## Lines of data
>> begin

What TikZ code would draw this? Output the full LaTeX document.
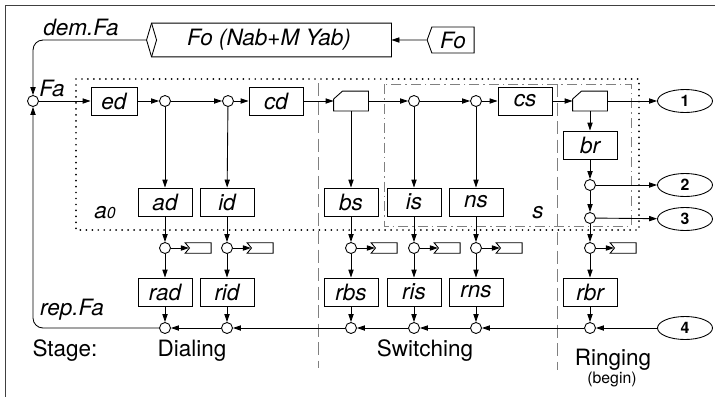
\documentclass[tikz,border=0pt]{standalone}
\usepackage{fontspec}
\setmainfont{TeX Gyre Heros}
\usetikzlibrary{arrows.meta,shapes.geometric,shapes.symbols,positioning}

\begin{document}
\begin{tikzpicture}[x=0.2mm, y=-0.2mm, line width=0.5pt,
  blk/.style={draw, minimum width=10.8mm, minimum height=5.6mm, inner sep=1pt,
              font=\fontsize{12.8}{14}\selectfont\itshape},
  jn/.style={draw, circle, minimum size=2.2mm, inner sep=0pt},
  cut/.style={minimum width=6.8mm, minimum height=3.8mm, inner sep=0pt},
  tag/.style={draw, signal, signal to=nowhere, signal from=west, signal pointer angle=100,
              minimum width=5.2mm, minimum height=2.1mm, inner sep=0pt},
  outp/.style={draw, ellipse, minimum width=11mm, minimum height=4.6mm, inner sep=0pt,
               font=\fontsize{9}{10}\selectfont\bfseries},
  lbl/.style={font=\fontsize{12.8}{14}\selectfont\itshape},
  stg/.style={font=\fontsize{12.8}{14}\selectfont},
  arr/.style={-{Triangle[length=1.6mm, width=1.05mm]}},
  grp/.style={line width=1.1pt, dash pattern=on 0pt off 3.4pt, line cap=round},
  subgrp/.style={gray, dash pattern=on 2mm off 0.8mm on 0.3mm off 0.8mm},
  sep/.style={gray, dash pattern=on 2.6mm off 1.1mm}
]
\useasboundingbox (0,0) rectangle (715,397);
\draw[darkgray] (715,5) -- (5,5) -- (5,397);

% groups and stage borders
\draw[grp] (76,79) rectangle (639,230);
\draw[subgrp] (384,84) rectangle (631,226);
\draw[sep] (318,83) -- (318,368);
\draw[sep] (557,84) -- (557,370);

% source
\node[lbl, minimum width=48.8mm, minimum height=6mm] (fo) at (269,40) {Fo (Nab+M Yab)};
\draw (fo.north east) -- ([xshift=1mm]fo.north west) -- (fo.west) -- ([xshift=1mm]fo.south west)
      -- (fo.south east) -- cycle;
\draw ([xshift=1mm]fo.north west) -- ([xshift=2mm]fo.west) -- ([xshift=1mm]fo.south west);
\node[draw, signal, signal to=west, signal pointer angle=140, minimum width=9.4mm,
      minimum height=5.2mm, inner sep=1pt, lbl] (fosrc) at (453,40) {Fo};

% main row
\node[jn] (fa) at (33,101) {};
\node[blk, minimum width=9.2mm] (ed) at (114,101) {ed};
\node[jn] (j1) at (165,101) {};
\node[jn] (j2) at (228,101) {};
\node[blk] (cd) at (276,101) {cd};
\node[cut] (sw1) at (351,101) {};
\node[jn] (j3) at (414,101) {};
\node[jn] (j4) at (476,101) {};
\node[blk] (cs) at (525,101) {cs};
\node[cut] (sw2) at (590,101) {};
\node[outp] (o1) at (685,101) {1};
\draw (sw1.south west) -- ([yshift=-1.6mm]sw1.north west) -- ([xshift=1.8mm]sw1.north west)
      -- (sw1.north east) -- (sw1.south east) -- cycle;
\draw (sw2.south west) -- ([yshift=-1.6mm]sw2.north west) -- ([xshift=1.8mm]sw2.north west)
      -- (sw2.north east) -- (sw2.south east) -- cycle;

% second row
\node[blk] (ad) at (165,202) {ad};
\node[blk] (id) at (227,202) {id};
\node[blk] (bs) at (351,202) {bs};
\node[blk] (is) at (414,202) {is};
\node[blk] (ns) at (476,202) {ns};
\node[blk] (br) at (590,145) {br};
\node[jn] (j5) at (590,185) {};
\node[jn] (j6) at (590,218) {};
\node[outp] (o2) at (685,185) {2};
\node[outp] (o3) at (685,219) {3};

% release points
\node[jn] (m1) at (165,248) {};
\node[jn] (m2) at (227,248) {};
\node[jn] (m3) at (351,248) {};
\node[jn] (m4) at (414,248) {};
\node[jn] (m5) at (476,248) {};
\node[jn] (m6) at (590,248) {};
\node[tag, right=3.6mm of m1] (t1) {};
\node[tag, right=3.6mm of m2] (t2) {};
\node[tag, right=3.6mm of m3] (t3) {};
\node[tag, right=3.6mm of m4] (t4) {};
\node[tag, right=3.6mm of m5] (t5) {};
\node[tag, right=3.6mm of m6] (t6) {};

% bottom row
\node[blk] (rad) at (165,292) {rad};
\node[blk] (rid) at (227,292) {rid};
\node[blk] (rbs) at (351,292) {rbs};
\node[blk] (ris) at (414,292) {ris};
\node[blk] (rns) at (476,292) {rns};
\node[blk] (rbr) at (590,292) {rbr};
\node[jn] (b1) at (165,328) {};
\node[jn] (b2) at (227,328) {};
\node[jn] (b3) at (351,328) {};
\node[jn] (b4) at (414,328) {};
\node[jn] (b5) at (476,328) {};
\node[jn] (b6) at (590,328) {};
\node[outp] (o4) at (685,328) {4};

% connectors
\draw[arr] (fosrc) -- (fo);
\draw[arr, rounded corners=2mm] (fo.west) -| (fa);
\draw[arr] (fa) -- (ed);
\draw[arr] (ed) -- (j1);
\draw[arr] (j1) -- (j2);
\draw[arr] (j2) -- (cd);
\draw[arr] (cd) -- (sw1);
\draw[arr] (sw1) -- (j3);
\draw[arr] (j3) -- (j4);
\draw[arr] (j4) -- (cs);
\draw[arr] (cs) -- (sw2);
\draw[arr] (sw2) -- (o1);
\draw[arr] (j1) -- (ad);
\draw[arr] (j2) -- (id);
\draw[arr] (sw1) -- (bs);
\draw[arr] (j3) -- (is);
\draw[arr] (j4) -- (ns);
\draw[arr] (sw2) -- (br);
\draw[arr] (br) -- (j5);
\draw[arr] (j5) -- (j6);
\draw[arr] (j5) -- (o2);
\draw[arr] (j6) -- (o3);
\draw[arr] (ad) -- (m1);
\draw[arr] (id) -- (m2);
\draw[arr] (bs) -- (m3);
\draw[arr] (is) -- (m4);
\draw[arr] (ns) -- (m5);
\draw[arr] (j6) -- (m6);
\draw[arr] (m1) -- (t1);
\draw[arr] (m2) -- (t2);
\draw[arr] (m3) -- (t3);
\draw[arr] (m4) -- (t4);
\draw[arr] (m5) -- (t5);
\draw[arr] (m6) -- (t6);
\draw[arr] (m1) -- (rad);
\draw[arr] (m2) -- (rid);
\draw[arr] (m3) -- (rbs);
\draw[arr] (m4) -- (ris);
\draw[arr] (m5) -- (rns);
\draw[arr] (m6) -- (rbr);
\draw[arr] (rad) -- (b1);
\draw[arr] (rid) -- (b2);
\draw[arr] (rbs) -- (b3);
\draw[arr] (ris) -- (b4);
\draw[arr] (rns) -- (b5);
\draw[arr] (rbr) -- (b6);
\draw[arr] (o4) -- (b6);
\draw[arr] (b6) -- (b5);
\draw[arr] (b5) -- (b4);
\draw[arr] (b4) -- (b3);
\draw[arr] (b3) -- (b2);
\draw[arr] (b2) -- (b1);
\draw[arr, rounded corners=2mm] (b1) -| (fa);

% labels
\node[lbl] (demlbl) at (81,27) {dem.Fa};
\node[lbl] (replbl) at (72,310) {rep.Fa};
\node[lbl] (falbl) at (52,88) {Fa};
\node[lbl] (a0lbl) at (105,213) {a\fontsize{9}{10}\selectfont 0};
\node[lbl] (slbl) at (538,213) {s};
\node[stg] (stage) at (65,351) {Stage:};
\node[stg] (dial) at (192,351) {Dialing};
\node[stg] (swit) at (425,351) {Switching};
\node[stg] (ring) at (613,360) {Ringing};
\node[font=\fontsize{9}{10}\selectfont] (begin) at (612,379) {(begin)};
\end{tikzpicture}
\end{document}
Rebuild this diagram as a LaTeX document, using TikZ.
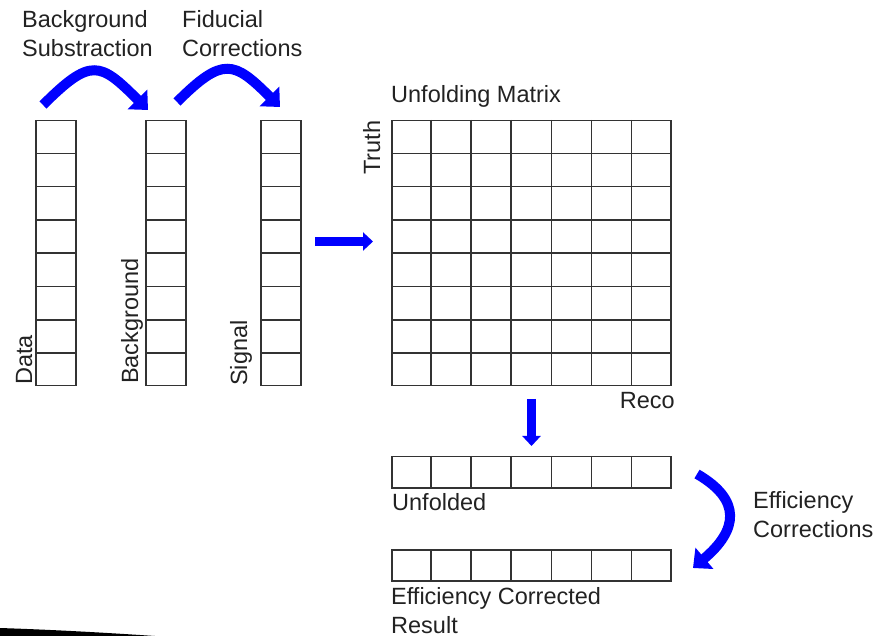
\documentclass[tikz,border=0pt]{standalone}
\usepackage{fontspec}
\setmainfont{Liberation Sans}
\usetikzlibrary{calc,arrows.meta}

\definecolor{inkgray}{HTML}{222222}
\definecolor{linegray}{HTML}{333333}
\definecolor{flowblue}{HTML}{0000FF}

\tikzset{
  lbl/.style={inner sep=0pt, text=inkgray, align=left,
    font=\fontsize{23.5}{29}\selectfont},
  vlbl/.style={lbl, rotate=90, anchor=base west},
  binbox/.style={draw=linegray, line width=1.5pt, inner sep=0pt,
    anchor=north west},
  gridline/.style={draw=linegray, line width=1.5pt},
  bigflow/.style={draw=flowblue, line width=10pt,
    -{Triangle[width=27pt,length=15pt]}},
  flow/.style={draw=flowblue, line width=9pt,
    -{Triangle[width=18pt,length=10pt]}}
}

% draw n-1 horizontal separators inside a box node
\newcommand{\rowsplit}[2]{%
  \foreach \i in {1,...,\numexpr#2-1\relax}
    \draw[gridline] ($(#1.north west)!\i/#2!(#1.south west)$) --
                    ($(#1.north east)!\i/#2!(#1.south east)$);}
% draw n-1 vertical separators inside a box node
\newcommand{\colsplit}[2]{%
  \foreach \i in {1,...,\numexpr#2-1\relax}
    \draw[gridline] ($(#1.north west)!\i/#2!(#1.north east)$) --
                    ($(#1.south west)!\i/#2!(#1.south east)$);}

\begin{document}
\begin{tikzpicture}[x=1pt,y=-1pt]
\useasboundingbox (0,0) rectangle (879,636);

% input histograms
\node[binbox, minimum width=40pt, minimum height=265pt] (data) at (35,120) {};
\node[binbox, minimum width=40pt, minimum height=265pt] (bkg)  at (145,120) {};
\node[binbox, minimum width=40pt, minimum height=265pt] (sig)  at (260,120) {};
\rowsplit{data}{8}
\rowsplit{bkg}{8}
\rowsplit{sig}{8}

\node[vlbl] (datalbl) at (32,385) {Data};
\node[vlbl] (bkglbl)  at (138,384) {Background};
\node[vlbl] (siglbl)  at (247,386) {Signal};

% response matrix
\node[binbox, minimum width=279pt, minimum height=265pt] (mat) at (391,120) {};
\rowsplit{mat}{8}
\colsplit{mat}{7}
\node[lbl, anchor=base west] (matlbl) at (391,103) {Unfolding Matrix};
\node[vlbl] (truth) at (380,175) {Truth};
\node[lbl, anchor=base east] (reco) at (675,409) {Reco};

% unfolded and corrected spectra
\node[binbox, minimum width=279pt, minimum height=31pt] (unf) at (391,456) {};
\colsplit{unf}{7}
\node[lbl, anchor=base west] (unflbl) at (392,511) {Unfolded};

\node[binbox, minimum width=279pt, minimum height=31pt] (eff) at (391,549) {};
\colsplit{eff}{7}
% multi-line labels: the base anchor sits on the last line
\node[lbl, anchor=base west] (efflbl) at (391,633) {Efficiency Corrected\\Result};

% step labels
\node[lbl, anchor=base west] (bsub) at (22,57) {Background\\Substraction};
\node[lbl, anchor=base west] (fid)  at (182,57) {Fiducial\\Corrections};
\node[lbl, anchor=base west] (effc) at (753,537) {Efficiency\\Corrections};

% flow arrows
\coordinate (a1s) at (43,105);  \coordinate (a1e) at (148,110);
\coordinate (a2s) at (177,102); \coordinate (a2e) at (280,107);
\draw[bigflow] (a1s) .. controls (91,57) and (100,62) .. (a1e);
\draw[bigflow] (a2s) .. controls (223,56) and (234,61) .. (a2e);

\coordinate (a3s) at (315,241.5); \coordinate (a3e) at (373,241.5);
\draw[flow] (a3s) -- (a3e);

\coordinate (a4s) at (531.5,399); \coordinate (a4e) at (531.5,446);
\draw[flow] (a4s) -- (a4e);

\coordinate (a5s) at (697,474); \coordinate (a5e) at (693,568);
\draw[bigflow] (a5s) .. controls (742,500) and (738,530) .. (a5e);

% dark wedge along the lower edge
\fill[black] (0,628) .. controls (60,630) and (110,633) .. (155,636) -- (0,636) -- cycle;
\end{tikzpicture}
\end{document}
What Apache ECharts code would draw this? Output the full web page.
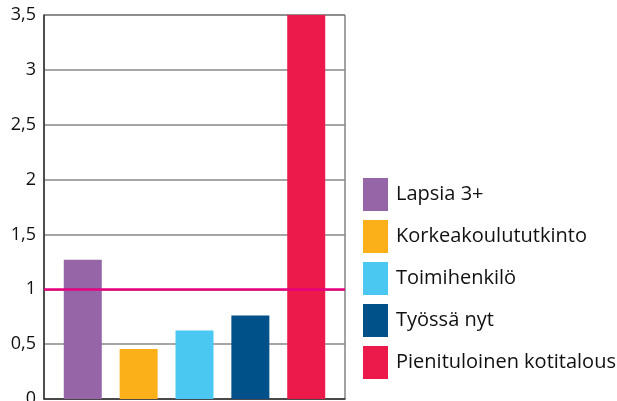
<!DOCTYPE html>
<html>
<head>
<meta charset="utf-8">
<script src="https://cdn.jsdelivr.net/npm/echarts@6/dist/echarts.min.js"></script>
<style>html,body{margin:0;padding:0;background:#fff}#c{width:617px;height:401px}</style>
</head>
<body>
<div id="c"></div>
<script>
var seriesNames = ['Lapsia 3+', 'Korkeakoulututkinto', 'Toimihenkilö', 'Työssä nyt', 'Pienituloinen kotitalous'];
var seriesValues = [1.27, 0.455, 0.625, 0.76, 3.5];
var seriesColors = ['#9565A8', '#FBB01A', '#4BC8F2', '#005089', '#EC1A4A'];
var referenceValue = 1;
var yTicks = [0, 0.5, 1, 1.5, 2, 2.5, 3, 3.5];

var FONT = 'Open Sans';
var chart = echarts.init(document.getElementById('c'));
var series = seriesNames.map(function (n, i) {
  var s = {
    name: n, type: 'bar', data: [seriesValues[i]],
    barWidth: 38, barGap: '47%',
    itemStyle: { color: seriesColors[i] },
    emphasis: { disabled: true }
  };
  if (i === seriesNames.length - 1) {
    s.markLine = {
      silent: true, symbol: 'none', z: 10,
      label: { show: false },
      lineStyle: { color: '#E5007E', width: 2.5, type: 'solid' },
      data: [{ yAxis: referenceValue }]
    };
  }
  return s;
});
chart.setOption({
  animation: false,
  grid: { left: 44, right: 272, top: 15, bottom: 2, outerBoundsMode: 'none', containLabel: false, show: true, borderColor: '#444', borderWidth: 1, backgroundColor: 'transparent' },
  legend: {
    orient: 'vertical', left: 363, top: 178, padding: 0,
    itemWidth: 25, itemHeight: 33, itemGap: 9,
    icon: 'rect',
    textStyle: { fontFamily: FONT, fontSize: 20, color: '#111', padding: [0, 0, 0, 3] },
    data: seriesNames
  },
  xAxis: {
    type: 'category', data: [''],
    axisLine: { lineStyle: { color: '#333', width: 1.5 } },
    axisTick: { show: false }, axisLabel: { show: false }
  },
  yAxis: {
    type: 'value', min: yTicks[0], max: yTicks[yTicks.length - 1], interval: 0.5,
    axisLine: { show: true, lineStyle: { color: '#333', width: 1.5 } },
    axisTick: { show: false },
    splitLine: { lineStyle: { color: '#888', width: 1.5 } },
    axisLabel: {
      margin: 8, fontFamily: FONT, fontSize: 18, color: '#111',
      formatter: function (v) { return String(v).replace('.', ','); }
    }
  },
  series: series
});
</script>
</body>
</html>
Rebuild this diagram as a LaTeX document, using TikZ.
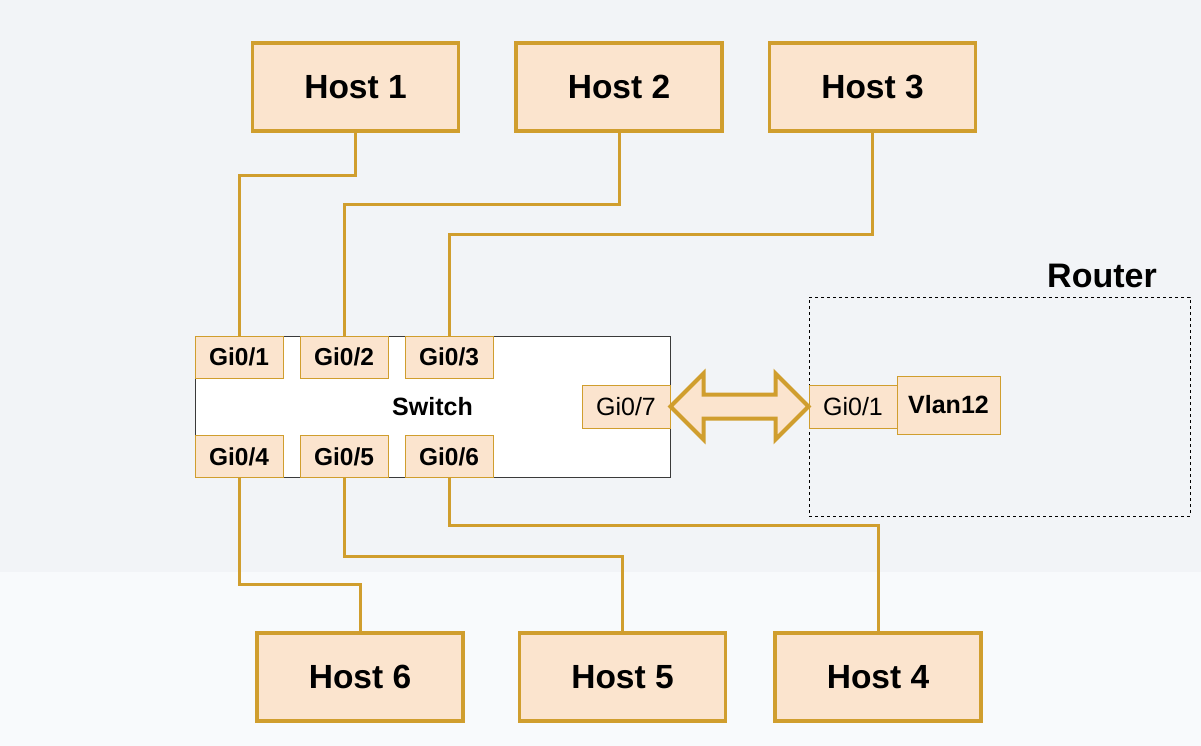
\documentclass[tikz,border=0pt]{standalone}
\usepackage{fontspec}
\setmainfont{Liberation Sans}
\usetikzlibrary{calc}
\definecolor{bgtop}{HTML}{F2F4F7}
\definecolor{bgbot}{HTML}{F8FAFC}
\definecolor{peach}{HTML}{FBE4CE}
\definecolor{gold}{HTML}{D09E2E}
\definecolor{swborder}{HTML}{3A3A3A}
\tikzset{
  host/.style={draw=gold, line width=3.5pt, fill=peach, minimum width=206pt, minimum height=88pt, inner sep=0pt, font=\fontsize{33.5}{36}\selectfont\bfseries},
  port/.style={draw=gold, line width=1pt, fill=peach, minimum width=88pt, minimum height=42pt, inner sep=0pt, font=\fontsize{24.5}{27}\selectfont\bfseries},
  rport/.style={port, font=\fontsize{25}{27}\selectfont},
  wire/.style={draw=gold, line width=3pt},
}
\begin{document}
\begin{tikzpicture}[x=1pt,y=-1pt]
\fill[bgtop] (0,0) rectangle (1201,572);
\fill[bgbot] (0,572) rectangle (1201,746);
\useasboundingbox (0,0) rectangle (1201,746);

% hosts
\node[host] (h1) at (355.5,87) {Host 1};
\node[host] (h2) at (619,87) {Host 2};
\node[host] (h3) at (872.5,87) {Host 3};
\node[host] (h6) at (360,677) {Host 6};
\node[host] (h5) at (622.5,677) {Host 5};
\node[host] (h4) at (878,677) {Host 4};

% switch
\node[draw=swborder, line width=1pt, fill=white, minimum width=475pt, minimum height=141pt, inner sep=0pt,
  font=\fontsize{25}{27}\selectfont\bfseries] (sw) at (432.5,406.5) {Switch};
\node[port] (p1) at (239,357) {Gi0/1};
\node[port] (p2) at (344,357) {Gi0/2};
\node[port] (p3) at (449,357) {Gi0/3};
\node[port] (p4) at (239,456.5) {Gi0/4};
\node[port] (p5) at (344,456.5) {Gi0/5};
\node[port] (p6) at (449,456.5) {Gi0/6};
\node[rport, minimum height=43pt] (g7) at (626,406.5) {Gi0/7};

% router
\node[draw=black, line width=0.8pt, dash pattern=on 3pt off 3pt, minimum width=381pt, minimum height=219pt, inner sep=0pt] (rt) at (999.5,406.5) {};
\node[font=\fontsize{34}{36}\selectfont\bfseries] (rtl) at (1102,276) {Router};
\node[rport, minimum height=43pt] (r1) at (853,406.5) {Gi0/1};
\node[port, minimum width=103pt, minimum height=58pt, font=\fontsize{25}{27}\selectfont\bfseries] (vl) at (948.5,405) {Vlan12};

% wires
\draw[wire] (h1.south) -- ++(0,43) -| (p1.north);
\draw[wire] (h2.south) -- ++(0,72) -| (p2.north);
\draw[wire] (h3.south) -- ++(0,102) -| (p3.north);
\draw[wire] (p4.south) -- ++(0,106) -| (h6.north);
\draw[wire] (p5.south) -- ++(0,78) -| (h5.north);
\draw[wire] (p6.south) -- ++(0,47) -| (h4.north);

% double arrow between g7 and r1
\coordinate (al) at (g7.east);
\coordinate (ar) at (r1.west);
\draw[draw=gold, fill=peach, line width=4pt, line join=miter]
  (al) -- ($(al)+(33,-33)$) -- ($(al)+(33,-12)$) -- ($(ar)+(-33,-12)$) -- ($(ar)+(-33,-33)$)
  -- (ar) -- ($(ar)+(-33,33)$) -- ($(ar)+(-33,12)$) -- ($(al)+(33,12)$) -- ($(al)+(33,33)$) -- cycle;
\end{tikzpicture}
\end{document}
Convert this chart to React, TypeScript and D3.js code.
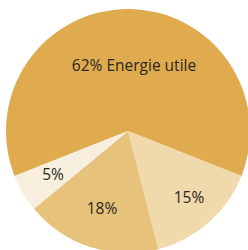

>> end

## Aim
Copy out every line with the word "code".

## Exercise solution
What TikZ code would draw this? Output the full LaTeX document.
What Apache ECharts code would draw this? Output the full web page.
Convert this chart to React, TypeScript and D3.js code.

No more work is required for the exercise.